* **Job**
Extract only the first line of the listing and every line after it up to and including the one with "const yTickLabels = [-4,-3,-2,-1,0,1,2,3,4];". Omit the pictures.

───── Supplied entries

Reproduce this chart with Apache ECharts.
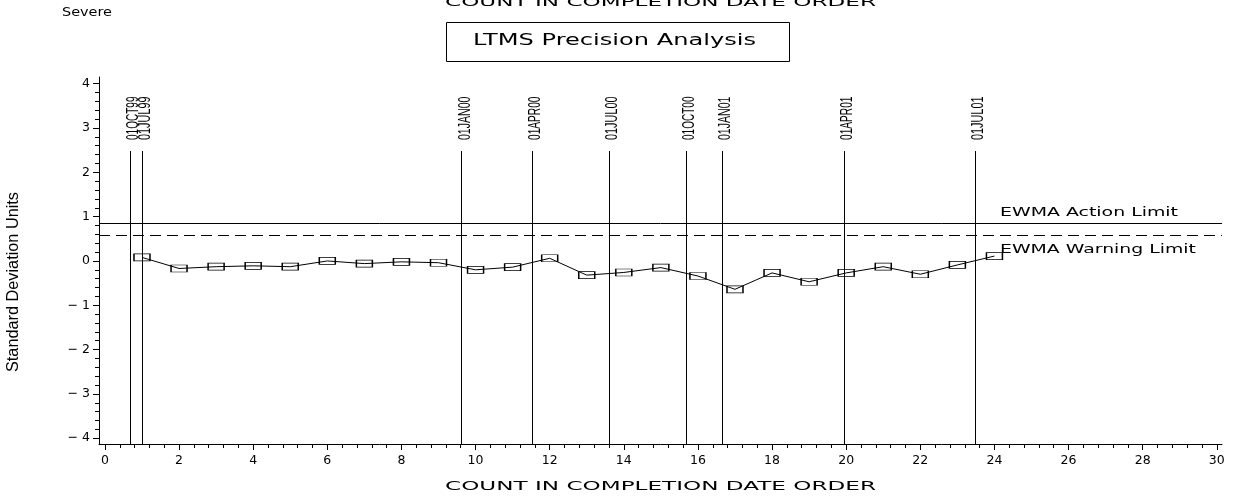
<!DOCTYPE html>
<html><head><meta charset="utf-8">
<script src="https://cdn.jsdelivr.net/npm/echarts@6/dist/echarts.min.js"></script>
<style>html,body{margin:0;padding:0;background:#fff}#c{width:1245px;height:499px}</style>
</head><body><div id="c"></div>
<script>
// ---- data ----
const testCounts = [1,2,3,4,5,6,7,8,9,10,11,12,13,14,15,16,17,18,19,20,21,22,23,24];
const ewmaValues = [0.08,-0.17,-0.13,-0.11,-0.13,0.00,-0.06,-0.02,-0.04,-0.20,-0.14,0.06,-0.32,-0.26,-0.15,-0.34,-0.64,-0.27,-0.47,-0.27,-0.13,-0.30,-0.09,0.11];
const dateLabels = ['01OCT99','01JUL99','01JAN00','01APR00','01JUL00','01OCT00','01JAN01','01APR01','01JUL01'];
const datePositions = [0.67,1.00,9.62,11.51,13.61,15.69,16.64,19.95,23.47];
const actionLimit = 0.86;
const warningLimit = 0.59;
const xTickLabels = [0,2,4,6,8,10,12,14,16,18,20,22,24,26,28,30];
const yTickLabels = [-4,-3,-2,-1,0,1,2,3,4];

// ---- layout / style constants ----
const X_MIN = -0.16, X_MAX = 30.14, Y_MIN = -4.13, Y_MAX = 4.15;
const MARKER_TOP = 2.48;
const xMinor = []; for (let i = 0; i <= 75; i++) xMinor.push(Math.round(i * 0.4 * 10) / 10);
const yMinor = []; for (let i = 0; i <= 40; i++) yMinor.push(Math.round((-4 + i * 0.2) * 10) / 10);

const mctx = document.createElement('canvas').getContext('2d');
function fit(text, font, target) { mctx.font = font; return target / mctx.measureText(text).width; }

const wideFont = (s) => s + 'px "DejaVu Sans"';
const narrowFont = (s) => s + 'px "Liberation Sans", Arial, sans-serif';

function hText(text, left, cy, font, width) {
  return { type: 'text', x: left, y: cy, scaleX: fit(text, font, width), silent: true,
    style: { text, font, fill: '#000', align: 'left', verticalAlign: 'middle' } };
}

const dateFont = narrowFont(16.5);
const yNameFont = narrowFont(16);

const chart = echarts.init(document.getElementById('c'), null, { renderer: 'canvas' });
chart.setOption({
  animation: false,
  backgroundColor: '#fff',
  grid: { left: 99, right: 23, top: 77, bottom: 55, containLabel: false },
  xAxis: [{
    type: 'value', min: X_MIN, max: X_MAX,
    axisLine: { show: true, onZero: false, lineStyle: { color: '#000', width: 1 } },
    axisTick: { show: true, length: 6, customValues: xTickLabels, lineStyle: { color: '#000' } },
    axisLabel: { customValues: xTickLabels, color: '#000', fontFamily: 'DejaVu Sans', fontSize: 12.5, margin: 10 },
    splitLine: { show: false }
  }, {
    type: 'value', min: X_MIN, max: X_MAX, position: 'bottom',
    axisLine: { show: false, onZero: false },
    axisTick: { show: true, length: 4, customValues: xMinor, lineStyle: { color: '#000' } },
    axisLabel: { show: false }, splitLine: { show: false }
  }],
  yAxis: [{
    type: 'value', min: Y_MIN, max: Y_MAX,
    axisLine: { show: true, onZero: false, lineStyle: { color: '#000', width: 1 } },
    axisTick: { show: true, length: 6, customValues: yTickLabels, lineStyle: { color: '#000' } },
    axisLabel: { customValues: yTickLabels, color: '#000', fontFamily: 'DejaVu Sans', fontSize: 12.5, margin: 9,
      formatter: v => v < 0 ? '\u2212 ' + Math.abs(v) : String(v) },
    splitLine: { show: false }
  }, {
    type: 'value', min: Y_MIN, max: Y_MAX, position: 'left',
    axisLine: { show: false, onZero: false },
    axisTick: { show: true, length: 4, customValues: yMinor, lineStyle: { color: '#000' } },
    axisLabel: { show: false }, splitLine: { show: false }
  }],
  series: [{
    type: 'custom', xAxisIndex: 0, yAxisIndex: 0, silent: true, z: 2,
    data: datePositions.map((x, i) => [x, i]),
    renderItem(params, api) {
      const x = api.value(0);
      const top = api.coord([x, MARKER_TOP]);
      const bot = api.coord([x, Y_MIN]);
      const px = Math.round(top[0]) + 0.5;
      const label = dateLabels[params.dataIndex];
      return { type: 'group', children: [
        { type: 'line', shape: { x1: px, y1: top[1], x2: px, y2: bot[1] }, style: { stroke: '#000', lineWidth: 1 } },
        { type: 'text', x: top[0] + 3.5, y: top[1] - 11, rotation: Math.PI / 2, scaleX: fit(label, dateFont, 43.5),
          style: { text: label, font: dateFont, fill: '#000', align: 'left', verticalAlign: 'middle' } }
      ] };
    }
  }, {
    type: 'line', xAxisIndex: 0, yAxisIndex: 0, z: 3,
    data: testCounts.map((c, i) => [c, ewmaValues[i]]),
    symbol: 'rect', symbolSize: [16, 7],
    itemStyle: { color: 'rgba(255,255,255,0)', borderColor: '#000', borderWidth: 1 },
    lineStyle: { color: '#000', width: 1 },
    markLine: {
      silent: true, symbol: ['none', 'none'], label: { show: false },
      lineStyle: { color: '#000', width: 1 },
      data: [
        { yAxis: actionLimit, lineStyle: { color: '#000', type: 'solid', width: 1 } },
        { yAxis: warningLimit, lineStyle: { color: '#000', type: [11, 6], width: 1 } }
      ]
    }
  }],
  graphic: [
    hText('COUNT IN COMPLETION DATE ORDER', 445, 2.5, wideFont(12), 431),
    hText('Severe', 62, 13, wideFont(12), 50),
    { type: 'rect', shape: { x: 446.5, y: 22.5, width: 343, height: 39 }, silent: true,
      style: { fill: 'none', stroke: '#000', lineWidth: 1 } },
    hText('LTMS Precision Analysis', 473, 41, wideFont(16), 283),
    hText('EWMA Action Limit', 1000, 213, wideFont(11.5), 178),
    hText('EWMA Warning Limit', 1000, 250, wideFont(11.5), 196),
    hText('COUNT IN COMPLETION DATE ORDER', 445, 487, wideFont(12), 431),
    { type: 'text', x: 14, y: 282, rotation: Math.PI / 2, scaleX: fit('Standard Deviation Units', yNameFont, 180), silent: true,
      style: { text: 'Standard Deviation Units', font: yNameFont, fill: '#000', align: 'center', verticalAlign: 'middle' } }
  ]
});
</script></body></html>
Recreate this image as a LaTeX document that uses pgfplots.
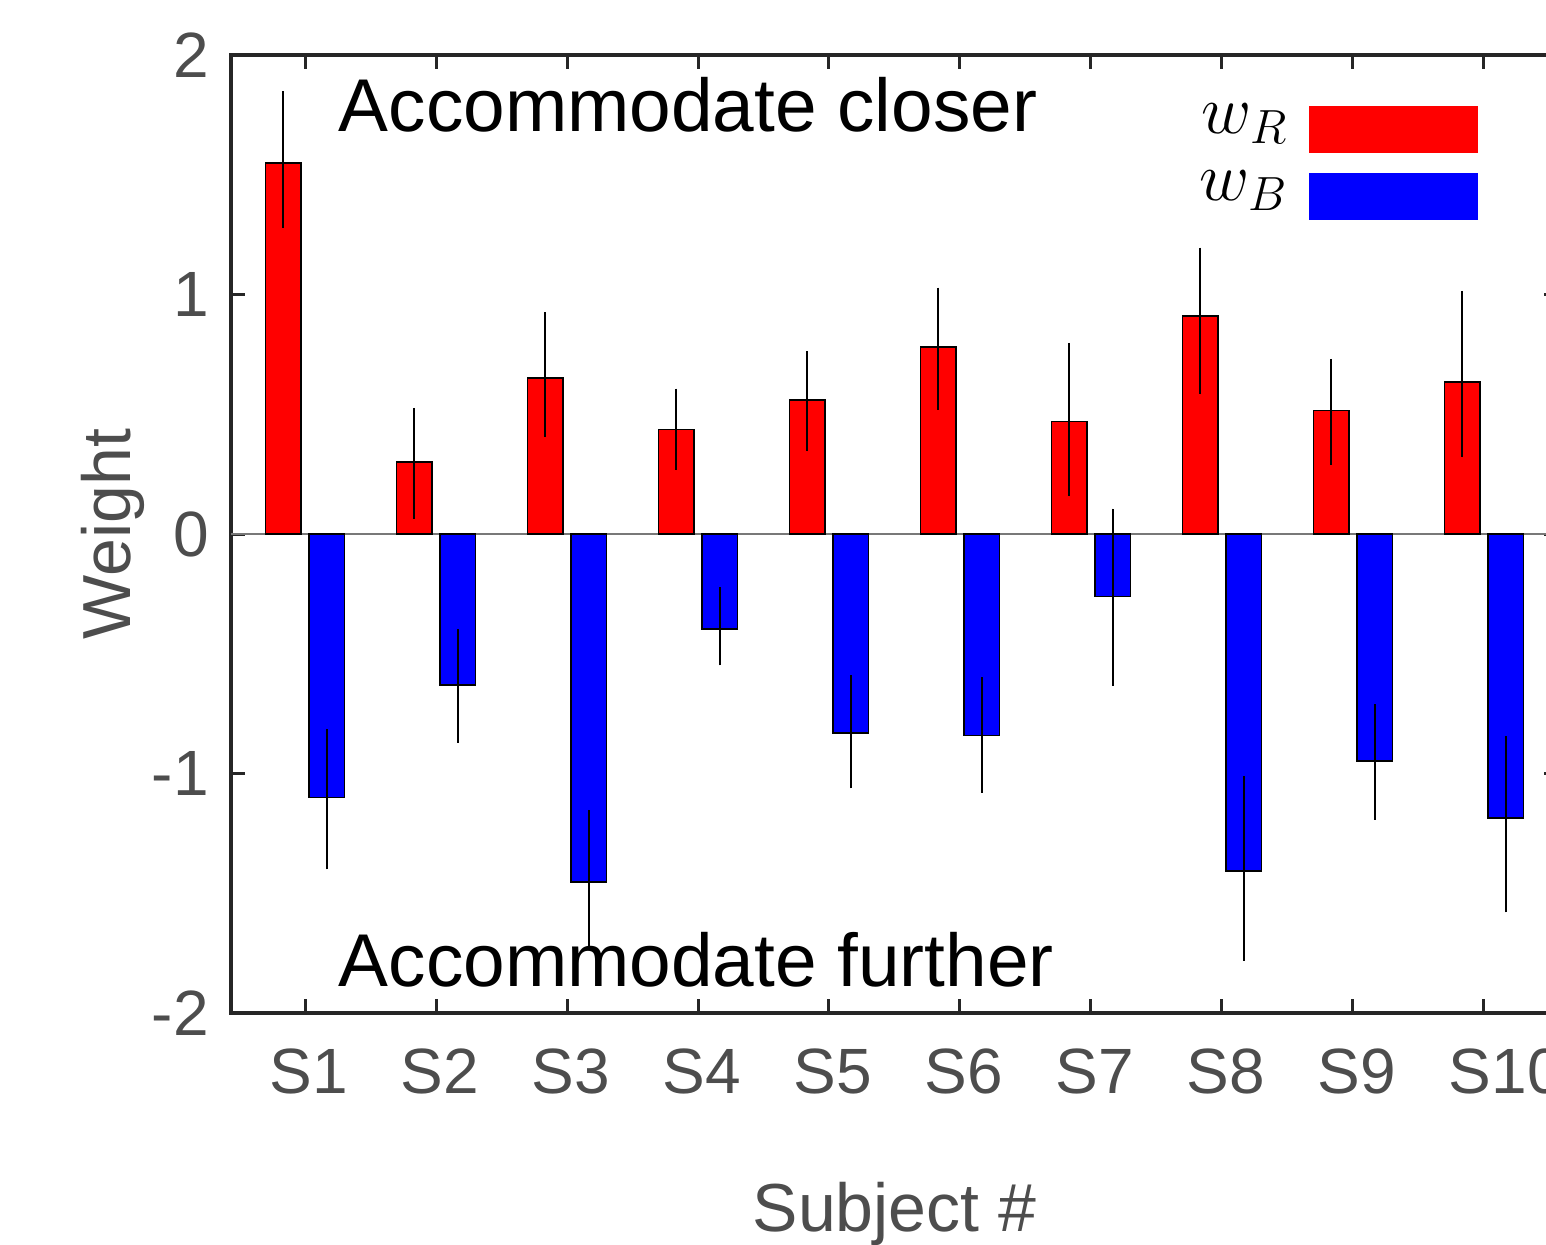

──────────

* **Worked answer**
Reproduce this chart with Apache ECharts.
<!DOCTYPE html>
<html><head><meta charset="utf-8">
<script src="https://cdn.jsdelivr.net/npm/echarts@6/dist/echarts.min.js"></script>
<style>html,body{margin:0;padding:0;background:#fff}#c{width:1245px;height:499px}</style>
</head><body><div id="c"></div>
<script>
// ---- data ----
const testCounts = [1,2,3,4,5,6,7,8,9,10,11,12,13,14,15,16,17,18,19,20,21,22,23,24];
const ewmaValues = [0.08,-0.17,-0.13,-0.11,-0.13,0.00,-0.06,-0.02,-0.04,-0.20,-0.14,0.06,-0.32,-0.26,-0.15,-0.34,-0.64,-0.27,-0.47,-0.27,-0.13,-0.30,-0.09,0.11];
const dateLabels = ['01OCT99','01JUL99','01JAN00','01APR00','01JUL00','01OCT00','01JAN01','01APR01','01JUL01'];
const datePositions = [0.67,1.00,9.62,11.51,13.61,15.69,16.64,19.95,23.47];
const actionLimit = 0.86;
const warningLimit = 0.59;
const xTickLabels = [0,2,4,6,8,10,12,14,16,18,20,22,24,26,28,30];
const yTickLabels = [-4,-3,-2,-1,0,1,2,3,4];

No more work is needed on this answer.